Hacker News new | ask | show | jobs
by scottlamb 458 days ago
> Rust doesn't help here; you necessarily must do all stores in potentially-mirrored memory as volatile (and possibly loads too), else you can have arbitrary spooky-action-at-a-distance issues, as, regardless of &[T] vs &mut [T] or whatever language-level aliasing features, if the compiler can see that two addresses are different (which they "definitely" are if the compiler, for one reason or another, knows that they're exactly 4096 bytes apart) it can arbitrarily reorder them, messing your ring buffer up.

Hmm, as I think about it, I see your point about LLVM's optimizer potentially "knowing" memory hasn't changed that really has if it inlines enough even if it's never put into the same &mut [T] as the other side of the mirror (and two improperly aliased &mut [T] are never constructed).

But as an alternative to doing all the stores in a special way (and loads...don't see how doing a volatile store to one side of the mirror is even sufficient to tell it the other side of the mirror has changed)...it'd be far more practical if the caller could use a (not mirrored) &mut [T]. Couldn't you have an std::ops::IndexMut wrapper that returns a guard that has a DerefMut into &mut [T] and on Drop creates a barrier for these kinds of optimizations via `std::arch::asm!("")`? [1] Then LLVM has to assume all memory changed in that barrier.
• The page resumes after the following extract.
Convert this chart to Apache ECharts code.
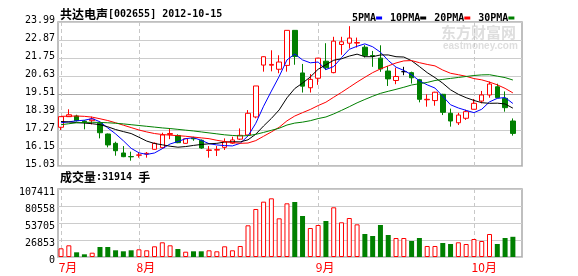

Regarding the more specific crate issues: I found these crates a while ago and hadn't looked extensively in their implementation. Thanks for pointing these out; I will have to look more closely if/when I ever decide to actually use this approach. I was leaning toward no anyway because of the other factors I mentioned. As an alternative, I was thinking of having a ring buffer + a little extra bit at the end that is explicitly copied from the start as needed. The maximum length of one message I need a contiguous view of is far less than the total buffer size, so only a fraction of the buffer would need to be copied.

> vmcircbuf just exposes the mutable mirrored reference, resulting in [1] in release builds.

Yuck, noted, clearly wrong to give the whole thing as a `&mut [T]`.

> slice_deque has many open issues about unsoundness.

I see at least couple of those, which seem to be "just" the usual unsafe-done-wrong sorts of things (double frees) rather than anything inherent to the mirrored buffer.

[1] https://stackoverflow.com/questions/72823056/how-to-build-a-...

1 comments

Yeah, an asm marked as memory-clobbering is the proper thing; not the first time I've forgotten that volatile entirely doesn't imply anything to other memory. (in fact, doing "((volatile uint8_t*)x)[0] = 0xaa;" in my godbolt link in a sibling thread still has the optimization happen). Don't know how exactly it interacts with aliasing rules; maybe you'd have to explicitly pass the mutable reference to the asm as an input, otherwise it'd be illegal for the asm to change it and so the compiler can still assume it isn't? or, I guess, not have any references live during the asm call is the proper thing.

Probably indeed possible to do it with proper guards (the pre-pooping your pants issue is probably not a problem if you also have the asm guard in drop?).

> I see at least couple of those, which seem to be "just" the usual unsafe-done-wrong sorts of things (double frees) rather than anything inherent to the mirrored buffer.

Yeah, possible. I was just saying that from the perspective of proving that all the ring buffers not taking extreme care are incorrectly implemented.

> Don't know how exactly it interacts with aliasing rules; maybe you'd have to explicitly pass the mutable reference to the asm as an input, otherwise it'd be illegal for the asm to change it and so the compiler can still assume it isn't? or, I guess, not have any references live during the asm call is the proper thing.

I don't know either, but really it's the opposite half of the buffer you want to tell it may have changed, so I imagine it doesn't matter even if you still have the `&mut [T]` live.

Maybe the extra guard I described isn't necessary either; the DerefMut could directly return `&mut [T]` but set a `barrier_before_next_access` on the ring, or you could just always have the barrier, whatever performs best I guess.